I came across a collection of old family photos. I am betwixt and between. On one hand, I have not bothered to look at these things in decades. They have little value to me, and will have less value when I pass away. On the other hand, some of this stuff is from the 1930s, and a blessed few have names on the back. (Most have no additional information. Who are these people? Where? When?)
I want to be rid of the physical things. I want to scan and preserve the images.
What is the best way to proceed? I have a scanner. I have the standard software that comes with windows. (I see the photo program is called “Photo.”) I can scan stuff. How can I scan an image and add context such as “Miami 1970” to it? Other than emailing the files to my family, where may I store them online?
How many photos? Small number, yes, go ahead and scan them yourself. A large number, send to a company that will do it for you. Probably at better quality for a reasonable price. I used ScanCafe but there are lots of them
You can add/edit image metadata on the file level (Mac Get Info or Windows Properties I think) by adding comments, or there’s programs that let you edit the more specific types of metadata that are supported in different file formats (IPTC, EXIF, etc.). The problem with metadata however is that someone who doesn’t know it’s there might now ever look for it, and if an image is shared around, whether by email, social media, or image sharing sites, that metadata is one of the first things to get stripped out and lost, especially if it’s not the “right kind” of metadata for that particular service. So there’s definitely a benefit to “baking it in” like @Turek said.

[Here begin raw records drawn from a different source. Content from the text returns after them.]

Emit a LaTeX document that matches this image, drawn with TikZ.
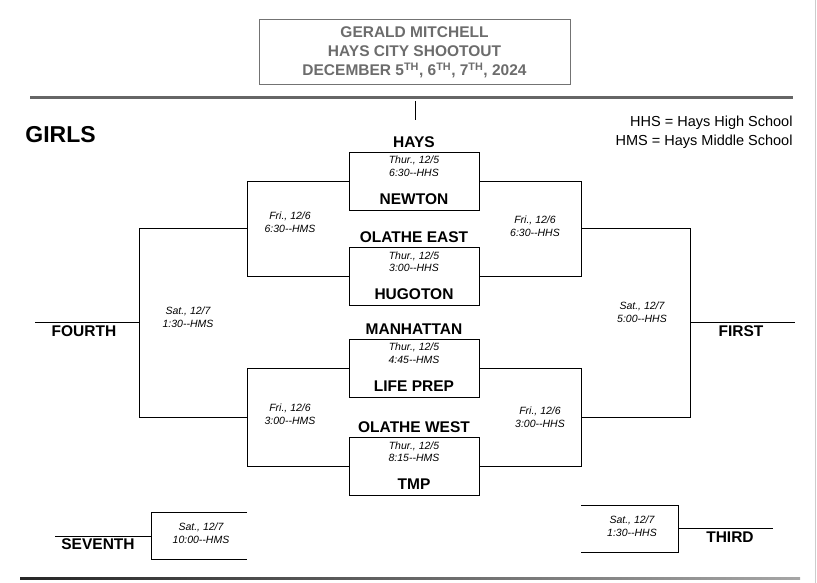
\documentclass[tikz,border=0pt]{standalone}
\usepackage{fontspec}
\setmainfont{Liberation Sans}
\begin{document}
\begin{tikzpicture}[x=1pt,y=-1pt,line width=0.9pt,
  team/.style={font=\fontsize{15.5}{16}\selectfont\bfseries,inner sep=0},
  date/.style={font=\fontsize{10.5}{12.5}\selectfont\itshape,align=center,inner sep=0},
  game/.style={draw,minimum width=130pt,minimum height=58pt,inner sep=0},
  ttl/.style={font=\fontsize{15.5}{19}\selectfont\bfseries,text=gray!85!black,align=center}]
\useasboundingbox (0,0) rectangle (817,583);
\draw[gray!40,line width=1pt] (815,0) -- (815,583);
% title
\node[draw=gray!90!black,line width=1pt,minimum width=311pt,minimum height=65pt] (title) at (414.5,52.5) {};
\node[ttl] (t) at (414.5,52.5) {GERALD MITCHELL\\HAYS CITY SHOOTOUT\\DECEMBER 5\textsuperscript{TH}, 6\textsuperscript{TH}, 7\textsuperscript{TH}, 2024};
\draw[gray!80!black,line width=3pt] (30,98) -- (793,98);
\draw (415,101) -- (415,120);
\node[font=\fontsize{23}{24}\selectfont\bfseries,anchor=west,inner sep=0] (girls) at (25,135) {GIRLS};
\node[font=\fontsize{14.5}{19}\selectfont,align=right,anchor=east,inner sep=0] (leg) at (793,132) {HHS = Hays High School\\HMS = Hays Middle School};
% first-round games
\foreach \n/\y/\a/\b/\d in {g1/181/HAYS/NEWTON/{Thur., 12/5\\6:30-{}-HHS},
  g2/276.5/OLATHE EAST/HUGOTON/{Thur., 12/5\\3:00-{}-HHS},
  g3/368/MANHATTAN/LIFE PREP/{Thur., 12/5\\4:45-{}-HMS},
  g4/466.5/OLATHE WEST/TMP/{Thur., 12/5\\8:15-{}-HMS}}{
  \node[game] (\n) at (414,\y) {};
  \node[team] (\n a) at (414,\y-39) {\a};
  \node[team] (\n b) at (414,\y+18) {\b};
  \node[date] (\n d) at (414,\y-15) {\d};
}
% semifinal brackets
\coordinate (l1) at (247,181); \coordinate (l2) at (247,276.5);
\coordinate (l3) at (247,368); \coordinate (l4) at (247,466.5);
\coordinate (r1) at (581,181); \coordinate (r2) at (581,276.5);
\coordinate (r3) at (581,368); \coordinate (r4) at (581,466.5);
\draw (g1.west) -- (l1) -- (l2) -- (g2.west);
\draw (g3.west) -- (l3) -- (l4) -- (g4.west);
\draw (g1.east) -- (r1) -- (r2) -- (g2.east);
\draw (g3.east) -- (r3) -- (r4) -- (g4.east);
\node[date] (f1) at (290,222) {Fri., 12/6\\6:30-{}-HMS};
\node[date] (f2) at (535,226) {Fri., 12/6\\6:30-{}-HHS};
\node[date] (f3) at (290,414) {Fri., 12/6\\3:00-{}-HMS};
\node[date] (f4) at (540,417) {Fri., 12/6\\3:00-{}-HHS};
% finals
\coordinate (lm1) at (247,228); \coordinate (lm2) at (247,417);
\coordinate (rm1) at (581,228); \coordinate (rm2) at (581,417);
\coordinate (ls1) at (139,228); \coordinate (ls2) at (139,417);
\coordinate (rs1) at (690,228); \coordinate (rs2) at (690,417);
\draw (lm1) -- (ls1) -- (ls2) -- (lm2);
\draw (rm1) -- (rs1) -- (rs2) -- (rm2);
\coordinate (lf) at (139,322); \coordinate (lfe) at (35,322);
\coordinate (rf) at (690,322); \coordinate (rfe) at (795,322);
\draw (lf) -- (lfe); \draw (rf) -- (rfe);
\node[date] (s1) at (188,317) {Sat., 12/7\\1:30-{}-HMS};
\node[date] (s2) at (642,312) {Sat., 12/7\\5:00-{}-HHS};
\node[team] (fourth) at (84,331) {FOURTH};
\node[team] (first) at (741,331) {FIRST};
% consolation
\coordinate (sa) at (247,512); \coordinate (sb) at (151,512);
\coordinate (sc) at (151,559); \coordinate (sd) at (247,559);
\coordinate (sm) at (151,536); \coordinate (se) at (55,536);
\draw (sa) -- (sb) -- (sc) -- (sd); \draw (sm) -- (se);
\node[date] (s3) at (201,533) {Sat., 12/7\\10:00-{}-HMS};
\node[team] (seventh) at (98,544) {SEVENTH};
\coordinate (ta) at (581,505); \coordinate (tb) at (678,505);
\coordinate (tc) at (678,552); \coordinate (td) at (581,552);
\coordinate (tm) at (678,528); \coordinate (te) at (773,528);
\draw (ta) -- (tb) -- (tc) -- (td); \draw (tm) -- (te);
\node[date] (s4) at (632,526) {Sat., 12/7\\1:30-{}-HHS};
\node[team] (third) at (730,537) {THIRD};
\shade[left color=black!85,right color=gray!70] (20,577) rectangle (800,579);
\end{tikzpicture}
\end{document}
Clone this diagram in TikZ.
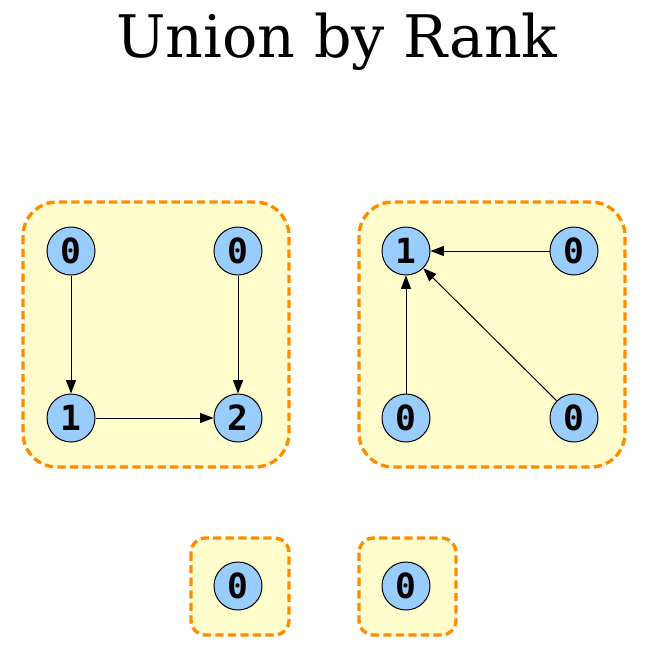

A tool I use is memorykpr. It also allows you to add a voice tag to digital images. And you can add family members to the “story” and they can contribute with their own pictures, or help identify subjects in the pictures, or times and places. It is a good tool for preserving and sharing your family history.
I’d also keep the paper photos. With changes in digital technologies, it’s possible that the the paper photos are still readable when the digital files no longer are. Or the paper photos might get damaged or destroyed. My mother had some photos in a box at the top of her closet that were destroyed by a leak in the roof above.
After the photos are digitized, and cleaned up to look like new using Photoshop or your program of choice, just print additional copies with a good inkjet printer. Some places can actually make “real” photographic prints from your files and they might have a longer lifespan.
I don’t consider myself a pro photo restoration expert, but I’ve done lots of scans and cleanup for friends and they have been quite happy with the results.
Well now I am ha having a computer problem somehow related to moving files from the scanner to the computer on a USB stick. . I have started another thread for it. I would appreciate your help.
Have you tried simply taking photos of some of the images with your phone?
If they are anything like my archive of paper family photos, the quality is pretty crappy to begin with. With the newer phone cameras you are going to get a very good representation of what you started with if you are careful about camera angle, lighting, etc. when taking the shot.
We have been doing this to transfer some old photos to our digital picture frame, and there is no loss of quality to the nekkid eye.
I still use it. You can add text on the photos without destroying the original, resize batches for easier emailing, and more. One really cool thing is it will try to ID who’s in the pictures if you start identifying them…it pattern matches or something.
One thing, though: AIUI Google Photos came along and you may be offered the chance to transfer all the photos to that. I think it will undo every change you made; if you adjusted contrast, cropped, etc. all that work will be gone.
Many years ago some sibs and I decided to try to digitize the family photos. We got 2000 images scanned, but it took forever. We would rename them so we could search and we had a convention that the oldest person was listed first (and down the line), each person was named, and so on. We also decided that our parents were sort of bedrock. The grandparents were their parents etc.
I suggest you decide what resolution and size you want. With only 50, it’s not as critical. If someone wants a 4x6 later, you probably want at least a 300K file.